Arundhati Roy Replies…At no point have I called the Maoists ‘Gandhians with Guns’… Honestly, I am almost embarrassed to have to write this letter.


This is with reference to the Outlook cover (May 31) which says “Arundhati Roy’s portrayal of Maoists as Gandhians with Guns comes under heavy fire”.

I’m used to taking heavy fire for what I write. But when people begin to fire at a target they have fashioned for themselves out of an Outlook copywriter’s blurb (later mirrored in the Guardian magazine), I suppose I must rouse myself to make a clarification. At no point in my essay Walking with the Comrades (Mar 29) have I called the Maoists ‘Gandhians with Guns’. Here is what I said:

“I cannot believe this army. As far as consumption goes, it’s more Gandhian than any Gandhian, and has a lighter carbon footprint than any climate change evangelist. But for now, it even has a Gandhian approach to sabotage; before a police vehicle is burnt for example, it is stripped down and every part is cannibalised. The steering wheel is straightened out and made into a bharmaar barrel, the rexine upholstery stripped and used for ammunition pouches, the battery for solar charging. (The new instructions from the high command are that captured vehicles should be buried and not cremated. So they can be resurrected when needed.) Should I write a play I wonder—Gandhi Get Your Gun? Or will I be lynched?”

Whoever infers from this that I have called the Maoists Gandhians with Guns is either a little slow or has no sense of irony or both. Do I really have to spell out what I was alluding to—of Maoist guerrillas who combine Gandhi’s principles of spartan consumption with their own very un-Gandhian belief in sabotage and armed revolution? Perhaps the confusion arises because the Indian elite would love to prescribe the opposite: conspicuous consumption for the rich and non-violent satyagraha for the poor.

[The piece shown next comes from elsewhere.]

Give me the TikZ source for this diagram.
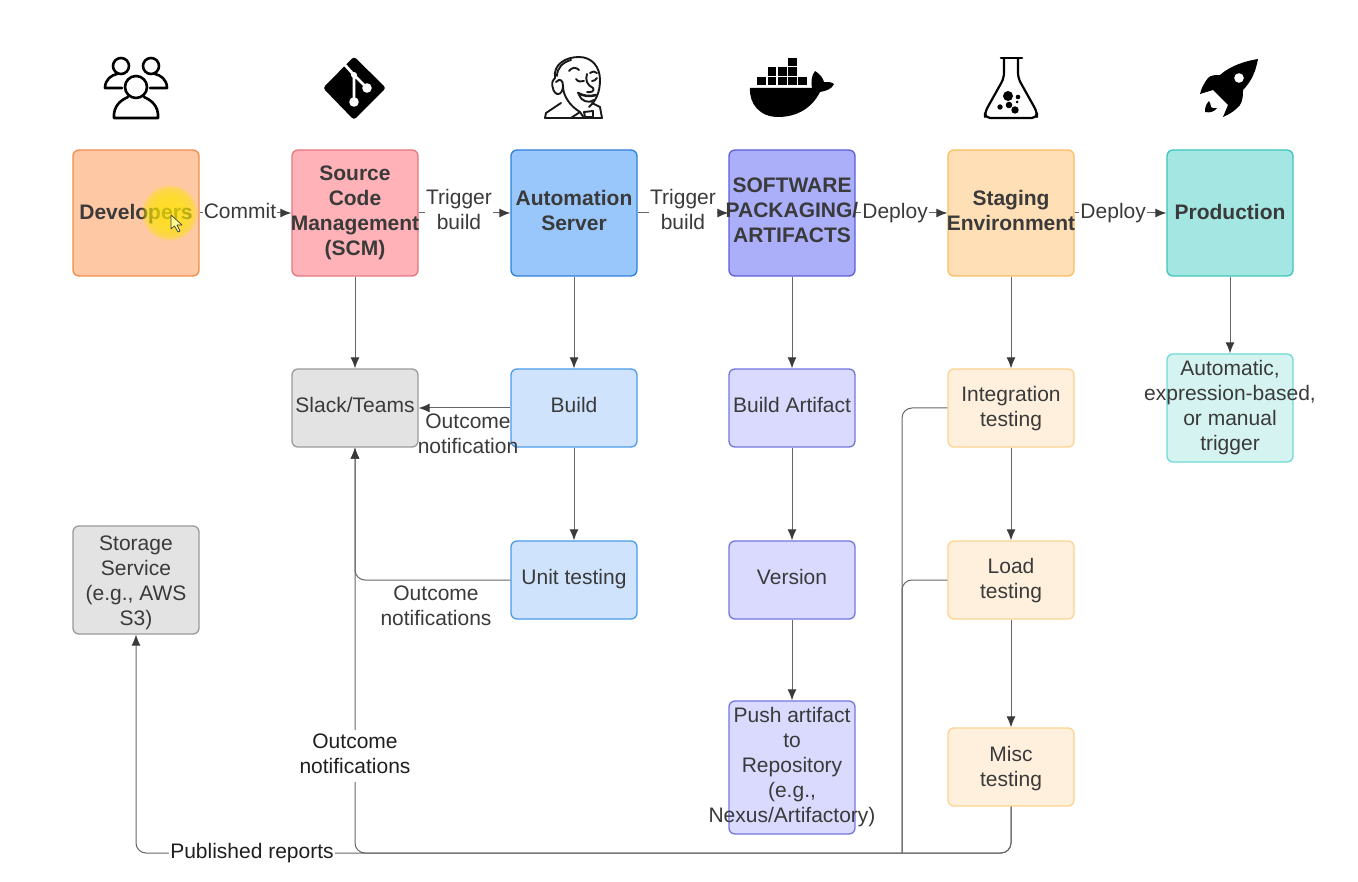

The only other reference to Gandhi in the essay is in two paragraphs reproduced below, parts of which are quoted selectively by people who say that I have been uncritical of the Maoists and have valorised Charu Mazumdar as a “visionary” while criticising Gandhi. Here it is:

“Chairman Mao. He’s here too. A little lonely, perhaps, but present. There’s a photograph of him, up on a red cloth screen. Marx too. And Charu Mazumdar, the founder and chief theoretician of the Naxalite movement. His abrasive rhetoric fetishises violence, blood and martyrdom, and often employs a language so coarse as to be almost genocidal. Standing here, on Bhumkal day, I can’t help thinking that his analysis, so vital to the structure of this revolution, is so removed from its emotion and texture. When he said that only ‘an annihilation campaign’ could produce ‘the new man who will defy death and be free from all thought of self-interest’—could he have imagined that this ancient people, dancing into the night, would be the ones on whose shoulders his dreams would come to rest?

“It’s a great disservice to everything that is happening here that the only thing that seems to make it to the outside world is the stiff, unbending rhetoric of the ideologues of a party that has evolved from a problematic past. When Charu Mazumdar famously said, ‘China’s Chairman is our Chairman and China’s Path is Our Path’, he was prepared to extend it to the point where the Naxalites remained silent while General Yahya Khan committed genocide in East Pakistan (Bangladesh), because at the time, China was an ally of Pakistan. There was silence too, over the Khmer Rouge and its killing fields in Cambodia. There was silence over the egregious excesses of the Chinese and Russian revolutions. Silence over Tibet. Within the Naxalite movement too, there have been violent excesses and it’s impossible to defend much of what they’ve done. But can anything they have done compare with the sordid achievements of the Congress and the bjp in Punjab, Kashmir, Delhi, Mumbai, Gujarat…. And yet, despite these terrifying contradictions, Charu Mazumdar was a visionary in much of what he wrote and said. The party he founded (and its many splinter groups) has kept the dream of revolution real and present in India. Imagine a society without that dream. For that alone we cannot judge him too harshly. Especially not while we swaddle ourselves with Gandhi’s pious humbug about the superiority of ‘the non-violent way’ and his notion of Trusteeship: ‘The rich man will be left in possession of his wealth, of which he will use what he reasonably requires for his personal needs and will act as a trustee for the remainder to be used for the good of society.’”

Does this sound as though I’m calling Maoists ‘Gandhians with Guns’? Honestly, I’m almost embarrassed to have to write this letter.